Rows from a dataset of charts and code:
-=-=-=-=-
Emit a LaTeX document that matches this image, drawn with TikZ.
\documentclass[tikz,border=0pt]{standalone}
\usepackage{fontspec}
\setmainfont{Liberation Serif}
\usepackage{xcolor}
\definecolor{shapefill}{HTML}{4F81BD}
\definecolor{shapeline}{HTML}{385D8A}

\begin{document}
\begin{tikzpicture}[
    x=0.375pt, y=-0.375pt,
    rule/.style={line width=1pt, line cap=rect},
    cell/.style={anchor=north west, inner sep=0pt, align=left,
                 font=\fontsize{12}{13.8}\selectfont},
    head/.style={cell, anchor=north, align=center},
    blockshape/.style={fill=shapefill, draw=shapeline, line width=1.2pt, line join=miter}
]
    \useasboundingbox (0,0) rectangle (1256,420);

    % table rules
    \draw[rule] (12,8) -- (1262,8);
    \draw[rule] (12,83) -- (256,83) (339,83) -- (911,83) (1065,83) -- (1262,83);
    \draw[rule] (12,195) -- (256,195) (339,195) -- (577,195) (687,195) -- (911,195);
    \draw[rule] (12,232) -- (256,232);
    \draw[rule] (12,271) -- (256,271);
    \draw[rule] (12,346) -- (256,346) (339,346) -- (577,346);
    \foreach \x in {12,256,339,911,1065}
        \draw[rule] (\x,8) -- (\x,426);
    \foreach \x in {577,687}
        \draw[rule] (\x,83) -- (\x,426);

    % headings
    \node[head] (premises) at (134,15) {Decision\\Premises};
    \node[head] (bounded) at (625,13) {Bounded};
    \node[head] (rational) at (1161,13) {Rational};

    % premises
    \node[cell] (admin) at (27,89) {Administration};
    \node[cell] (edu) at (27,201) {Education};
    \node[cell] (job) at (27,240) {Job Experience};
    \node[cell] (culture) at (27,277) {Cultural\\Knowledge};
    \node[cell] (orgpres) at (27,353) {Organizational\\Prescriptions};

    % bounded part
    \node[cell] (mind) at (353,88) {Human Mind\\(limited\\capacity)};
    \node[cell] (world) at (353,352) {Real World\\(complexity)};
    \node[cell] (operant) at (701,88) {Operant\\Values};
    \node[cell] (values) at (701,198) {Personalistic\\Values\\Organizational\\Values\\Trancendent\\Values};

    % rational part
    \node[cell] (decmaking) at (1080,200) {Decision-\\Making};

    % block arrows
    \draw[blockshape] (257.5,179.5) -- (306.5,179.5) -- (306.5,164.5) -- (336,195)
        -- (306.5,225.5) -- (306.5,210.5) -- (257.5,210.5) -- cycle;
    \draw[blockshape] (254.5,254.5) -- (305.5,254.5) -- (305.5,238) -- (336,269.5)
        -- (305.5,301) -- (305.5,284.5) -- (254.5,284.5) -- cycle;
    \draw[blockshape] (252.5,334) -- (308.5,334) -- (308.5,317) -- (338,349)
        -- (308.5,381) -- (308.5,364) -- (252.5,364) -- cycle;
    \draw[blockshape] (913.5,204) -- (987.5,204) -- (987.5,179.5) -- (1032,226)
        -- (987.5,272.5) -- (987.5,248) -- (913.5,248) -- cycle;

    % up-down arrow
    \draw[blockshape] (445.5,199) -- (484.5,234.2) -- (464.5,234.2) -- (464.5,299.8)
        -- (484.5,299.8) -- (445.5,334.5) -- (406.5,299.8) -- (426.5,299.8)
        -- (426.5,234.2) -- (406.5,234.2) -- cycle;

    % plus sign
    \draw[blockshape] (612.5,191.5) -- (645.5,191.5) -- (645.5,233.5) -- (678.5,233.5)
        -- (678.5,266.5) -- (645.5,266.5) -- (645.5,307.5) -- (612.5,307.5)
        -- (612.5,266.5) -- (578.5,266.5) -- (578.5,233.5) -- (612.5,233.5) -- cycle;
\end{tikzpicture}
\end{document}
-=-=-=-=-
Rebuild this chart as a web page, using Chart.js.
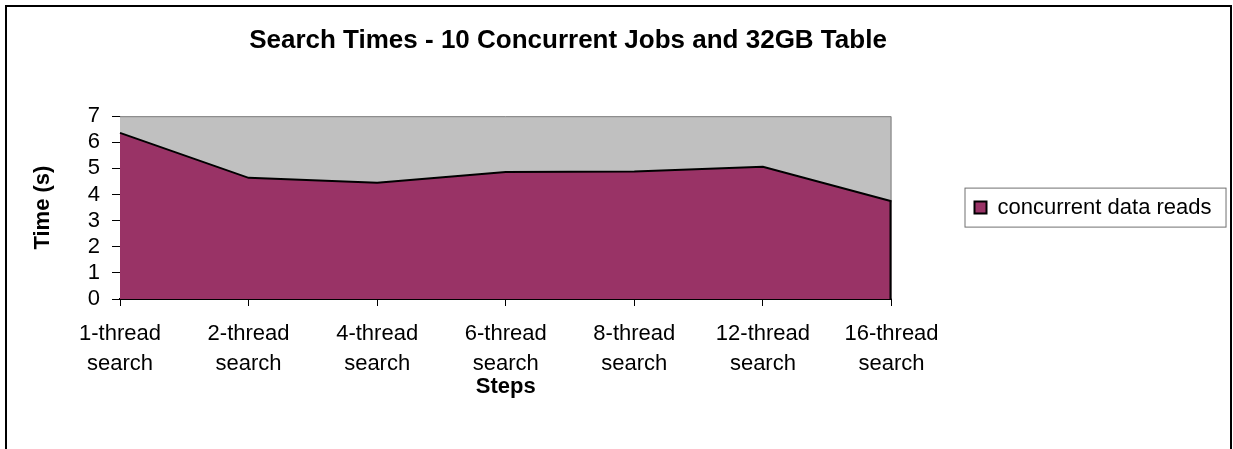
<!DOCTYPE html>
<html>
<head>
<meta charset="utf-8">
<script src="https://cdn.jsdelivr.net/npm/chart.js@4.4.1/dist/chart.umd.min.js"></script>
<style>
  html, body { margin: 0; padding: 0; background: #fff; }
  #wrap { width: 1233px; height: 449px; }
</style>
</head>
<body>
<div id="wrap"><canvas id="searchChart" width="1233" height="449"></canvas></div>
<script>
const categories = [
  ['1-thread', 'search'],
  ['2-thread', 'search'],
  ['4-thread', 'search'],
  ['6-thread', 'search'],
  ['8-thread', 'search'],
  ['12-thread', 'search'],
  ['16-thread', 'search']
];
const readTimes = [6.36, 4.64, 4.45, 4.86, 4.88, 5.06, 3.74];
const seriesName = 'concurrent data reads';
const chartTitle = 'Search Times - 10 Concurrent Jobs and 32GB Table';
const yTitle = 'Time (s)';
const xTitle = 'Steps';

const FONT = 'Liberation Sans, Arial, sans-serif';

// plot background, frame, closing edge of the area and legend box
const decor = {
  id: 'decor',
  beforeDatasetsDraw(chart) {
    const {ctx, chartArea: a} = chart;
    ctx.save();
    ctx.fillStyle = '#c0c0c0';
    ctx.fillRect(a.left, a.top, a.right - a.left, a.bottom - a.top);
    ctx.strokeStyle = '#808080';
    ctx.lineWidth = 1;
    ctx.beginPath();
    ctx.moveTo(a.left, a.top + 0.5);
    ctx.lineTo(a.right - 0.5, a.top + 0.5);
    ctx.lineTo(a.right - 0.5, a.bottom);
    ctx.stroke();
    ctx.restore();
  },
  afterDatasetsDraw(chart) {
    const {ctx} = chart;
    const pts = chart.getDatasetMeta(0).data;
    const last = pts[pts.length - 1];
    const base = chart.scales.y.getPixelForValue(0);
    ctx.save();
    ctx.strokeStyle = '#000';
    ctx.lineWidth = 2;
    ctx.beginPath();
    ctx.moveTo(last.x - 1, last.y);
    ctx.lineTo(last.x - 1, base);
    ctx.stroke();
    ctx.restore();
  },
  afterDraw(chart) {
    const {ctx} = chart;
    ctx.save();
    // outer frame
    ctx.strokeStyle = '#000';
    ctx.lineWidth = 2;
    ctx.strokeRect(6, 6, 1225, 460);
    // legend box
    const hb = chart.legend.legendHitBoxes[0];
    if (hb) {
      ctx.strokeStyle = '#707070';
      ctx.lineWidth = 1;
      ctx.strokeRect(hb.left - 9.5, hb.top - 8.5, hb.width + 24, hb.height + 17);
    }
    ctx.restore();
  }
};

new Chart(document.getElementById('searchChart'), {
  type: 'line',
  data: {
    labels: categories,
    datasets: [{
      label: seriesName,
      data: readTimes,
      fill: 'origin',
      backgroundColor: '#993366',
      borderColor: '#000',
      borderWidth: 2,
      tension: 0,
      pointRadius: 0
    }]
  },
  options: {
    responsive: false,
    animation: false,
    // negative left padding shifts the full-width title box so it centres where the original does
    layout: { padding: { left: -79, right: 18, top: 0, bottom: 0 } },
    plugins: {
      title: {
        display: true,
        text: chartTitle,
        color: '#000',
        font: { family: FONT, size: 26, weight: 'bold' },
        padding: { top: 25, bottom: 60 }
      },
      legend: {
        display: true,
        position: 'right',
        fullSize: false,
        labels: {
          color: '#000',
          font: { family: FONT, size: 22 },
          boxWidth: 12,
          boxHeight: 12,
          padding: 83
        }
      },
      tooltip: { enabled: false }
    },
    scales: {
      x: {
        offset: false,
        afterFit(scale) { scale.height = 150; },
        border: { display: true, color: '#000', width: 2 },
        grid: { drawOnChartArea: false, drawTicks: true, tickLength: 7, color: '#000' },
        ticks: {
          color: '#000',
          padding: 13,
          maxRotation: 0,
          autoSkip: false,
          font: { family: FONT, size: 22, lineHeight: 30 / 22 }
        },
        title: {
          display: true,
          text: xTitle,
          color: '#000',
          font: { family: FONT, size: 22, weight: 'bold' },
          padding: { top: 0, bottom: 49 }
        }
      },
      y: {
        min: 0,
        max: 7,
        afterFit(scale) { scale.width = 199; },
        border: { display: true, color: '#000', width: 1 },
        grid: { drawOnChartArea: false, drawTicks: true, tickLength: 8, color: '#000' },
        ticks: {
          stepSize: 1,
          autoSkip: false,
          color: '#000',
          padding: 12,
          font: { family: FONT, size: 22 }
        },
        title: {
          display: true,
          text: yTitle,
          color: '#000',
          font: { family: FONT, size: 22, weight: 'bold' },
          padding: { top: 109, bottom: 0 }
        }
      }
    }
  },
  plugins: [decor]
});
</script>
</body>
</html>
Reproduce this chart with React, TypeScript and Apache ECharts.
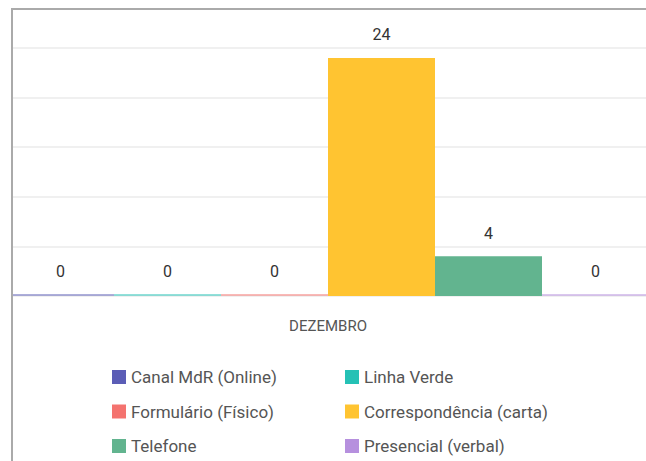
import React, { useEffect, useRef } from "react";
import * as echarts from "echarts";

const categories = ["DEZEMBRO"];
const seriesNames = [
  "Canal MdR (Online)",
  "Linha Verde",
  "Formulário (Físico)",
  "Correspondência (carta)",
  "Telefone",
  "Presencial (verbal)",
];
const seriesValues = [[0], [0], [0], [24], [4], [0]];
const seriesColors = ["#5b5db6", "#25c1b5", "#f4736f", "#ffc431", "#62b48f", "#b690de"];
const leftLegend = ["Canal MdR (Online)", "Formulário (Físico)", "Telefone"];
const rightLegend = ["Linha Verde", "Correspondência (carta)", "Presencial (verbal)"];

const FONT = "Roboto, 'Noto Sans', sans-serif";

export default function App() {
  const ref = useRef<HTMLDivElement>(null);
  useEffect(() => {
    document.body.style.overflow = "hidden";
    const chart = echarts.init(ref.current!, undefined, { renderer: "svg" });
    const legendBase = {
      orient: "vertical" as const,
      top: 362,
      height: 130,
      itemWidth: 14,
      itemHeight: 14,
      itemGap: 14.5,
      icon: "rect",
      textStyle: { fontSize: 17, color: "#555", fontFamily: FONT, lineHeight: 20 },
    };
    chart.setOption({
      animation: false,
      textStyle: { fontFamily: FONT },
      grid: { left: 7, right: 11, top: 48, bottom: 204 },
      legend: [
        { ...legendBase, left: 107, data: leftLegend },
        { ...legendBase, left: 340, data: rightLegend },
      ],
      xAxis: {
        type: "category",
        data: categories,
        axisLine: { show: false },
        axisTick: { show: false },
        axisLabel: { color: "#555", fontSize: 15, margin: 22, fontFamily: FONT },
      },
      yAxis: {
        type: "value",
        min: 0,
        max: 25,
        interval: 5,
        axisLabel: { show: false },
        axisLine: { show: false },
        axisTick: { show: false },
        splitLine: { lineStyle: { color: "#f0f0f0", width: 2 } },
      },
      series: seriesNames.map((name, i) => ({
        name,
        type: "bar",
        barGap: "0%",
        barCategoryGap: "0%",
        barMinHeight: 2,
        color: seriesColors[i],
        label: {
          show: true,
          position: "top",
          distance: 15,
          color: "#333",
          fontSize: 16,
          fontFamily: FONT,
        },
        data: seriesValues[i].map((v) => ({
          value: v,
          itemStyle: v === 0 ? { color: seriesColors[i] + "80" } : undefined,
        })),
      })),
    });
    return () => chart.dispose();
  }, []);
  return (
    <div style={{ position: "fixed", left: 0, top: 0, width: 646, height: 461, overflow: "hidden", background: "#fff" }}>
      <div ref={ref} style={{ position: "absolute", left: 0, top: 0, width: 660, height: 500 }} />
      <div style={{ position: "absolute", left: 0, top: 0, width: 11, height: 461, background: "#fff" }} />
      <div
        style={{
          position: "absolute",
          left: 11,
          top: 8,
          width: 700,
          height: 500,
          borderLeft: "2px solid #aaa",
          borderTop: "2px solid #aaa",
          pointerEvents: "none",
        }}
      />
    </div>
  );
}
-=-=-=-=-
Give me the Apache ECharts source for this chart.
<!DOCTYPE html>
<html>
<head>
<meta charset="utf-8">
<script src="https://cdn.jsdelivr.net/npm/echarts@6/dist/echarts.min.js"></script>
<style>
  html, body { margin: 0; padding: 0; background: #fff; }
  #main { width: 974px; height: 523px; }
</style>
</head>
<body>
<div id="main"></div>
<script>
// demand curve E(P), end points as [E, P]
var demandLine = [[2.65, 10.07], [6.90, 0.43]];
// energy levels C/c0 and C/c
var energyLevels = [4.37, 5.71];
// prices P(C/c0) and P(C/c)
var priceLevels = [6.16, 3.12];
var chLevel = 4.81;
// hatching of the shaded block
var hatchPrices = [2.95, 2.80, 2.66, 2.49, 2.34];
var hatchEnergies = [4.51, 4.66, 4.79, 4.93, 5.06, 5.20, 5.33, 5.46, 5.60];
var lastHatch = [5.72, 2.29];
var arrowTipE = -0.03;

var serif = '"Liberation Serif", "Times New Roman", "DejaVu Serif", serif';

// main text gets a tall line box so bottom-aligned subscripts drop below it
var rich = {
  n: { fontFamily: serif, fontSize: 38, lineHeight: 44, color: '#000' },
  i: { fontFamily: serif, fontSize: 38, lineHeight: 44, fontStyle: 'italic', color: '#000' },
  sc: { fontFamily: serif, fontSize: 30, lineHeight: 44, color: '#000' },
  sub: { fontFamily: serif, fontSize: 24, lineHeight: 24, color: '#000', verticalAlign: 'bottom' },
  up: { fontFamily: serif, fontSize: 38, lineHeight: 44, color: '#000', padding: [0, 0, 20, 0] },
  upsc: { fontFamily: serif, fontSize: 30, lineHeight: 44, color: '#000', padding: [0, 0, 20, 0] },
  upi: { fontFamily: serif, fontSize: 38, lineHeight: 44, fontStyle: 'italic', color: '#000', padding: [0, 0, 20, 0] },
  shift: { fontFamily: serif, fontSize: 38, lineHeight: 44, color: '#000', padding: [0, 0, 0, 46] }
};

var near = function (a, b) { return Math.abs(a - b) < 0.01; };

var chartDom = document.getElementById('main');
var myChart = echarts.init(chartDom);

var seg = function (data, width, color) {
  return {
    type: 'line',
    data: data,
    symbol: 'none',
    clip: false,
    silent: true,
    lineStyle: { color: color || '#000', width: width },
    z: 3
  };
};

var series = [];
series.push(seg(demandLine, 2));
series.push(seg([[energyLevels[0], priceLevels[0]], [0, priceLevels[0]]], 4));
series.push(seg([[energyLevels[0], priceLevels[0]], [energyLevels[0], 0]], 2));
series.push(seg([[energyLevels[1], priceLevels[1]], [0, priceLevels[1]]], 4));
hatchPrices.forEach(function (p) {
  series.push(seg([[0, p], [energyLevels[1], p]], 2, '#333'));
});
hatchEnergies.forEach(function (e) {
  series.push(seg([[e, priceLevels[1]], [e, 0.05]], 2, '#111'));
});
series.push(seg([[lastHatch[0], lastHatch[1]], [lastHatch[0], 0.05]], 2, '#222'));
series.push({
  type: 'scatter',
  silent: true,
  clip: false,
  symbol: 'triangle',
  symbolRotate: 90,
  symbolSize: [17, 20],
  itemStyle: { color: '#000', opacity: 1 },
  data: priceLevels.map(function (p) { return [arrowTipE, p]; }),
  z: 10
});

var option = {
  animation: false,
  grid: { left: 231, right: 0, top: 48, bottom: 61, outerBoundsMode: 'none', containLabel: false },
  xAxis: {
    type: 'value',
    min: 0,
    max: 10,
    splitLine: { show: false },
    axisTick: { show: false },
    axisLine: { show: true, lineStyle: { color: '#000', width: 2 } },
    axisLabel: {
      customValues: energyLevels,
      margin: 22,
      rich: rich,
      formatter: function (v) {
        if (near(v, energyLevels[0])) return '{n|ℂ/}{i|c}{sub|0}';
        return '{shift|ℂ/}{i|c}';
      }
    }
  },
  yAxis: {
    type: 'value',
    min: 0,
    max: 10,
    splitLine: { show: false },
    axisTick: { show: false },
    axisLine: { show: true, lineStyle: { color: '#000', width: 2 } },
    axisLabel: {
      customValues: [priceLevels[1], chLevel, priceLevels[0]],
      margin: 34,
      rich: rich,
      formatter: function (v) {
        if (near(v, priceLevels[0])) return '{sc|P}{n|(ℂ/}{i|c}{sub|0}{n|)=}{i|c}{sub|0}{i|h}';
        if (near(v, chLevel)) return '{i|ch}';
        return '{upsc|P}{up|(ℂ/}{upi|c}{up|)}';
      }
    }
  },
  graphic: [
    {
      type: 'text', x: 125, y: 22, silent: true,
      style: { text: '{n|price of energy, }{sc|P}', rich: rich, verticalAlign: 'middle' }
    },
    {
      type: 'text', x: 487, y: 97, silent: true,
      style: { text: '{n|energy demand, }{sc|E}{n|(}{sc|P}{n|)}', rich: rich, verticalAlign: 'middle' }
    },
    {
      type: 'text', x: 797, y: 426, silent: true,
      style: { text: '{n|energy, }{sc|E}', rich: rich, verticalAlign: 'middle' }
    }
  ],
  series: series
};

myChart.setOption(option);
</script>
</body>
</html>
-=-=-=-=-
» Problem requirements
Set down, without any change, only the lines from the line that holds "Emit a LaTeX" through the line that holds "(0,0) rectangle (1256,420);", both lines included.

» Response to the exercise
Emit a LaTeX document that matches this image, drawn with TikZ.
\documentclass[tikz,border=0pt]{standalone}
\usepackage{fontspec}
\setmainfont{Liberation Serif}
\usepackage{xcolor}
\definecolor{shapefill}{HTML}{4F81BD}
\definecolor{shapeline}{HTML}{385D8A}

\begin{document}
\begin{tikzpicture}[
    x=0.375pt, y=-0.375pt,
    rule/.style={line width=1pt, line cap=rect},
    cell/.style={anchor=north west, inner sep=0pt, align=left,
                 font=\fontsize{12}{13.8}\selectfont},
    head/.style={cell, anchor=north, align=center},
    blockshape/.style={fill=shapefill, draw=shapeline, line width=1.2pt, line join=miter}
]
    \useasboundingbox (0,0) rectangle (1256,420);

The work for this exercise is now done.